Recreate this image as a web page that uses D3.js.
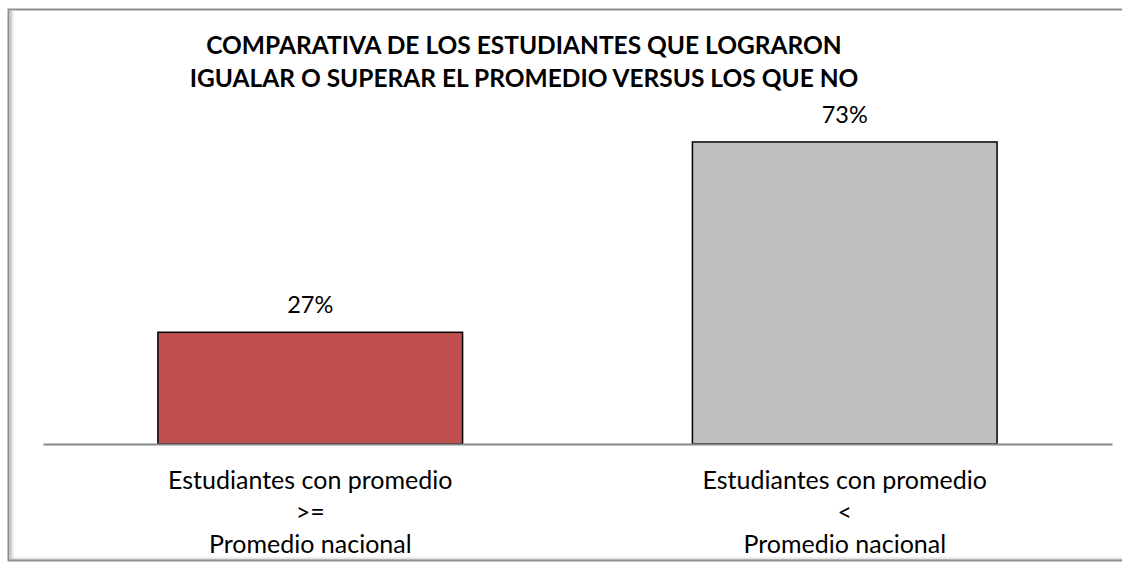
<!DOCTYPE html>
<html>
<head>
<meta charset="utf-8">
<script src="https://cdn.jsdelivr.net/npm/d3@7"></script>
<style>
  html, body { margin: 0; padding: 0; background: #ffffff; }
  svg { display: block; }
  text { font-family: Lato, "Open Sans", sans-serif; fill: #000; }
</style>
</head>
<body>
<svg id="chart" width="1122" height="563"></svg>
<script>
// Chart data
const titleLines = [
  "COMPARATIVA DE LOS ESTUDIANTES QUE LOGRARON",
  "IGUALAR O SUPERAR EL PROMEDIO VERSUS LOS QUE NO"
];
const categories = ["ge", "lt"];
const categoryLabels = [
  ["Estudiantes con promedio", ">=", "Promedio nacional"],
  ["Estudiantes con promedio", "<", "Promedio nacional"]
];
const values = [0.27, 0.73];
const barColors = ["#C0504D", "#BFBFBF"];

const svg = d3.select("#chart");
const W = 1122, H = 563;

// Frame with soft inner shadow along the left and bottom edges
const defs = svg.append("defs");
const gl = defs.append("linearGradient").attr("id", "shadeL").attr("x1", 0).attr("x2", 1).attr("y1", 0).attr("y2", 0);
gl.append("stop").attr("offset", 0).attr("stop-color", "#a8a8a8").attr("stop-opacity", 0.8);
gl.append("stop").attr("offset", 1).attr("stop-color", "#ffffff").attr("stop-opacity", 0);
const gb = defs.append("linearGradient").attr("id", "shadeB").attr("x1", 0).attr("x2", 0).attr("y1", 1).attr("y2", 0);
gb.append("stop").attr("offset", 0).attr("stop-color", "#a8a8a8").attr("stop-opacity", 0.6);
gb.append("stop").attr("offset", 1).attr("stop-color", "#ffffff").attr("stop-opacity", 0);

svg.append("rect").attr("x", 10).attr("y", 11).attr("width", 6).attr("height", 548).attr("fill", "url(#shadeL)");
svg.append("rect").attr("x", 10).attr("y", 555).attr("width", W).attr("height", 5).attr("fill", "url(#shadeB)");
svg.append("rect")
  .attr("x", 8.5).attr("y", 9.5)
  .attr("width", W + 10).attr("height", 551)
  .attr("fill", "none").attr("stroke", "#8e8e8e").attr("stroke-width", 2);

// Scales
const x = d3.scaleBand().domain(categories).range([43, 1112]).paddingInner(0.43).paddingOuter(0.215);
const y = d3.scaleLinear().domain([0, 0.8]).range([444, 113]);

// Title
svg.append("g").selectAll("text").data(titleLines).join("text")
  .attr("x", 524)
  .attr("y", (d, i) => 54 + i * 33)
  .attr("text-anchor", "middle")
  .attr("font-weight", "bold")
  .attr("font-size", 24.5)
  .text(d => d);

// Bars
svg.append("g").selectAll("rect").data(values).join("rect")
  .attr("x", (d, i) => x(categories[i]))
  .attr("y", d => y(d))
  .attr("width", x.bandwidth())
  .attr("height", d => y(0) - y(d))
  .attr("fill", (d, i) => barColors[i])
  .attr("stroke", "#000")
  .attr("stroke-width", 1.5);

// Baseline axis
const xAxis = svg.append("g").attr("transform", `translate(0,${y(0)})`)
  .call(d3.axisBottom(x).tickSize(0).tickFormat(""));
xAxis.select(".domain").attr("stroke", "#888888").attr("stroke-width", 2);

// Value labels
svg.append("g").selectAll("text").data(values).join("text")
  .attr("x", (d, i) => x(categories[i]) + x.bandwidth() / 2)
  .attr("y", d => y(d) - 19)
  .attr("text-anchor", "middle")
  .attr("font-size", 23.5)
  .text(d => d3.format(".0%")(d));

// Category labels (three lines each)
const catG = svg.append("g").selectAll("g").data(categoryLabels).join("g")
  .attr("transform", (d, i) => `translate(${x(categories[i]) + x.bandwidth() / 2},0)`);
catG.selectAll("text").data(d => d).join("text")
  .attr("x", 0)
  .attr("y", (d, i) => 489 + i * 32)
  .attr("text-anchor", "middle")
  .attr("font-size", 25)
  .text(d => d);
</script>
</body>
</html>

········

Print, exactly as written, the lines above from the first one to the one containing "const W = 1122, H = 563;". Leave out pictures.

Complete answer:
Recreate this image as a web page that uses D3.js.
<!DOCTYPE html>
<html>
<head>
<meta charset="utf-8">
<script src="https://cdn.jsdelivr.net/npm/d3@7"></script>
<style>
  html, body { margin: 0; padding: 0; background: #ffffff; }
  svg { display: block; }
  text { font-family: Lato, "Open Sans", sans-serif; fill: #000; }
</style>
</head>
<body>
<svg id="chart" width="1122" height="563"></svg>
<script>
// Chart data
const titleLines = [
  "COMPARATIVA DE LOS ESTUDIANTES QUE LOGRARON",
  "IGUALAR O SUPERAR EL PROMEDIO VERSUS LOS QUE NO"
];
const categories = ["ge", "lt"];
const categoryLabels = [
  ["Estudiantes con promedio", ">=", "Promedio nacional"],
  ["Estudiantes con promedio", "<", "Promedio nacional"]
];
const values = [0.27, 0.73];
const barColors = ["#C0504D", "#BFBFBF"];

const svg = d3.select("#chart");
const W = 1122, H = 563;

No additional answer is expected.